Required work —
Count lines with "this" in them. Report only the total.

☆ ☆ ☆ ☆ ☆

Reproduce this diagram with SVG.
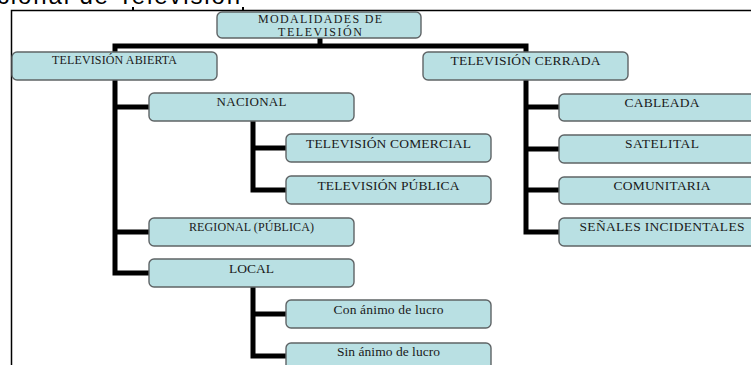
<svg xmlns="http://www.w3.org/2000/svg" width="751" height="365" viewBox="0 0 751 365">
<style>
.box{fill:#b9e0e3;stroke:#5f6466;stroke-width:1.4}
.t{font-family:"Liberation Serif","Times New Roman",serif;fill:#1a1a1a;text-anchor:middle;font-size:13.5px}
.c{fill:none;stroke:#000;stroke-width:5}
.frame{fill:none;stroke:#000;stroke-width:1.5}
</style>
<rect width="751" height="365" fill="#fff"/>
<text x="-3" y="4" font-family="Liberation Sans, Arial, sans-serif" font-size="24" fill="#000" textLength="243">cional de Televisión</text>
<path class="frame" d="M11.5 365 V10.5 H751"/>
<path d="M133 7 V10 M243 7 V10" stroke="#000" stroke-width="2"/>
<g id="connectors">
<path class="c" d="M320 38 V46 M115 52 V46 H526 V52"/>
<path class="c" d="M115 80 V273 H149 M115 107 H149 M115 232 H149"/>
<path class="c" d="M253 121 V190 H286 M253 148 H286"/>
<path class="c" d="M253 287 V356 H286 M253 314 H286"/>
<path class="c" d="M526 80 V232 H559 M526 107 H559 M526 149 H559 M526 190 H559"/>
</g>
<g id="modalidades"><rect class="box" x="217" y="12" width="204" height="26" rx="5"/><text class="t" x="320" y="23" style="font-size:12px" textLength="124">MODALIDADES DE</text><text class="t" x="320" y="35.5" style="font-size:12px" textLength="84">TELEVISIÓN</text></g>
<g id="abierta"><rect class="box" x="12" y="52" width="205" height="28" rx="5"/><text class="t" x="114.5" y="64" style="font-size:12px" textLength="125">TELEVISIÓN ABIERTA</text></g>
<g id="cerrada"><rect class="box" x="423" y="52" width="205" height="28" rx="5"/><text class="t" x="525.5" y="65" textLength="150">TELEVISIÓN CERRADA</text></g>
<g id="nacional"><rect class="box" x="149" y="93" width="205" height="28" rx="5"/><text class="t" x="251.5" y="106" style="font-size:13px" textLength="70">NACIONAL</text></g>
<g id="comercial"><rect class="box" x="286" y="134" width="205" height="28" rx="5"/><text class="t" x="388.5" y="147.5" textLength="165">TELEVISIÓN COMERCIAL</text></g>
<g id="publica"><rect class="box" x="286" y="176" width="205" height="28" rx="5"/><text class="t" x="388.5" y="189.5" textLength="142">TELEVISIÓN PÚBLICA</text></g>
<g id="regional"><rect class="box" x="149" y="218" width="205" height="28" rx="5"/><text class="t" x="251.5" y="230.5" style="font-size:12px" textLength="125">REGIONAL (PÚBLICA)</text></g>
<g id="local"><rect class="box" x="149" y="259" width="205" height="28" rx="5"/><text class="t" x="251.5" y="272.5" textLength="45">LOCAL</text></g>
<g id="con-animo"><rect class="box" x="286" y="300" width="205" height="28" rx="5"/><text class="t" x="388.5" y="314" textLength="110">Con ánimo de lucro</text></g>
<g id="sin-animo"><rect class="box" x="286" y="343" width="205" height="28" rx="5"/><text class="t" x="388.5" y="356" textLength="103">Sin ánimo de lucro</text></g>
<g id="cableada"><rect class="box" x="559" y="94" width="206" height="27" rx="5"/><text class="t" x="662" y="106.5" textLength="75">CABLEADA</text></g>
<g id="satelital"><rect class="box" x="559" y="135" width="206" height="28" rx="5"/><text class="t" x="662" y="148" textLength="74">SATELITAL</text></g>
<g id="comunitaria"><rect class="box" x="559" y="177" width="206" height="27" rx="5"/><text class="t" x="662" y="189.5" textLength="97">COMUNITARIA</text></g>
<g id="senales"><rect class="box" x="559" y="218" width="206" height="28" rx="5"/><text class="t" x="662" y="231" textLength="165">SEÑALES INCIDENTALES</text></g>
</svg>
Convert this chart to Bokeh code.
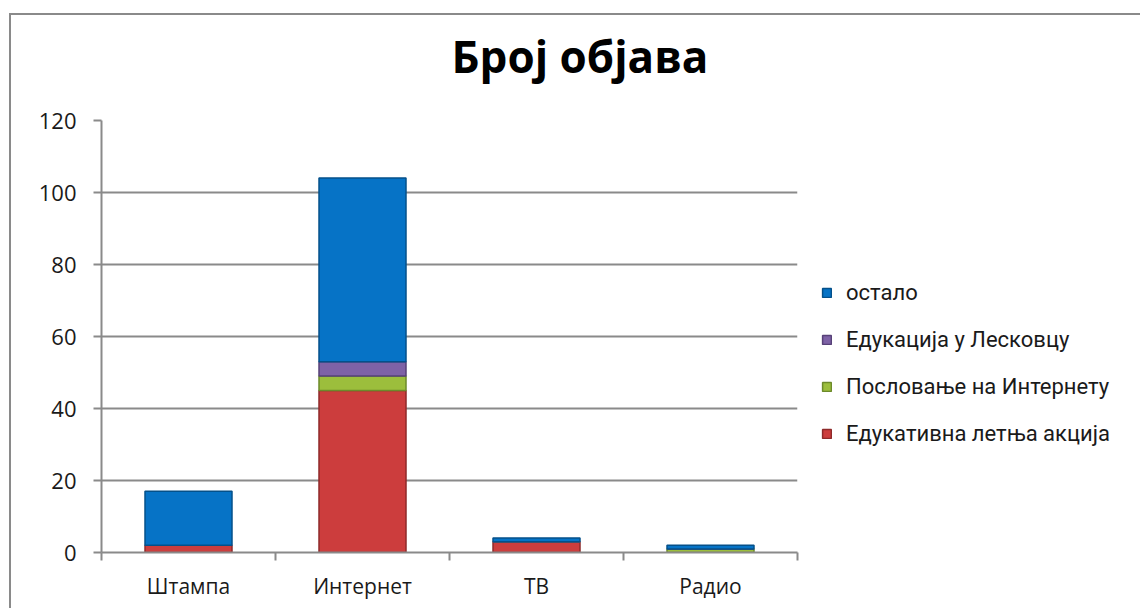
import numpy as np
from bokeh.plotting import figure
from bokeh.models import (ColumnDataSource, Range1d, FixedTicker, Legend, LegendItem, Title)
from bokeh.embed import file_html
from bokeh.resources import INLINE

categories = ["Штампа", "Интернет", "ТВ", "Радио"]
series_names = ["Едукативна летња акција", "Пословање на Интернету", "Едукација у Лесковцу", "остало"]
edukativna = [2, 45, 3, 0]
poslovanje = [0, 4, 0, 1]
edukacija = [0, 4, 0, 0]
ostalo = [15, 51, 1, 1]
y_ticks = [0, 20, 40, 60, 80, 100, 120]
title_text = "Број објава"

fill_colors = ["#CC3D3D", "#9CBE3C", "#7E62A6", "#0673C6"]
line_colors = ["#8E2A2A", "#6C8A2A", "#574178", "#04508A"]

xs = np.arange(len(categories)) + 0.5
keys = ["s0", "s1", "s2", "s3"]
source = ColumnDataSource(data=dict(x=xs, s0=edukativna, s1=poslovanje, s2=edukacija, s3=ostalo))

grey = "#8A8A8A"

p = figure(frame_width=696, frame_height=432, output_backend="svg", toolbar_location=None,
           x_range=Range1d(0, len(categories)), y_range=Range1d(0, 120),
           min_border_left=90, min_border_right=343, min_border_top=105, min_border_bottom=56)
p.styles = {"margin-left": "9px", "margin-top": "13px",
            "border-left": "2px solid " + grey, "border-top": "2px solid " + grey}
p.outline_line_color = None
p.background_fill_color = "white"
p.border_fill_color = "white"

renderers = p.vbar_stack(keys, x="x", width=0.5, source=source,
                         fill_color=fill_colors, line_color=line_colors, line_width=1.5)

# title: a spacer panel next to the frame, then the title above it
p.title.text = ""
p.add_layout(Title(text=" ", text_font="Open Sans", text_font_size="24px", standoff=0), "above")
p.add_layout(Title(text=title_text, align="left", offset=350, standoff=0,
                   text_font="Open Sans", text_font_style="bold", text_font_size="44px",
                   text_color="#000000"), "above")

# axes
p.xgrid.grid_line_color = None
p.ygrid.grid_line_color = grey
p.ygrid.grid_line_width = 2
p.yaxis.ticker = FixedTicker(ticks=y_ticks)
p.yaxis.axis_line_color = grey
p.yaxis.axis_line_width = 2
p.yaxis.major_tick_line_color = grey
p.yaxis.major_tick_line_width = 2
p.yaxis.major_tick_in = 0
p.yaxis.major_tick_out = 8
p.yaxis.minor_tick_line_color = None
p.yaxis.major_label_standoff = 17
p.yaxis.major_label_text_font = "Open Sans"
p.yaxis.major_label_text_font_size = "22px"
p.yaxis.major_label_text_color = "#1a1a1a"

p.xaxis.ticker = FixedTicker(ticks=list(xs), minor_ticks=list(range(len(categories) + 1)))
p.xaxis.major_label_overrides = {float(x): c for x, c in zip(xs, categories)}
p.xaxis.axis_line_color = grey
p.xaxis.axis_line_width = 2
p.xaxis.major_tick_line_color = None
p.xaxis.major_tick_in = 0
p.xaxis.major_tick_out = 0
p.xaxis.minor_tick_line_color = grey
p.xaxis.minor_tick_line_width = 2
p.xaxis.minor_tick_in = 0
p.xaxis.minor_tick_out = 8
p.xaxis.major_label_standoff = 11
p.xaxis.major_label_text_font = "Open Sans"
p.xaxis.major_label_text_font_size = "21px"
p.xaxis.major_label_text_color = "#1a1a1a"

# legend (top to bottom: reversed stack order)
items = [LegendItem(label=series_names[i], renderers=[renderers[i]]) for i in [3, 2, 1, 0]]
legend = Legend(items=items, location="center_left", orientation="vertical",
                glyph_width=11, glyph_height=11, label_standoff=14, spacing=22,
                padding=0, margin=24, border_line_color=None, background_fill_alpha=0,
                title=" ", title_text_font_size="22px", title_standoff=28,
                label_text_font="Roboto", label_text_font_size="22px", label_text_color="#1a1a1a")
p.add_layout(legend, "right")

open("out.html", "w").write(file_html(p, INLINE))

☆ ☆ ☆ ☆ ☆

The completed task —
2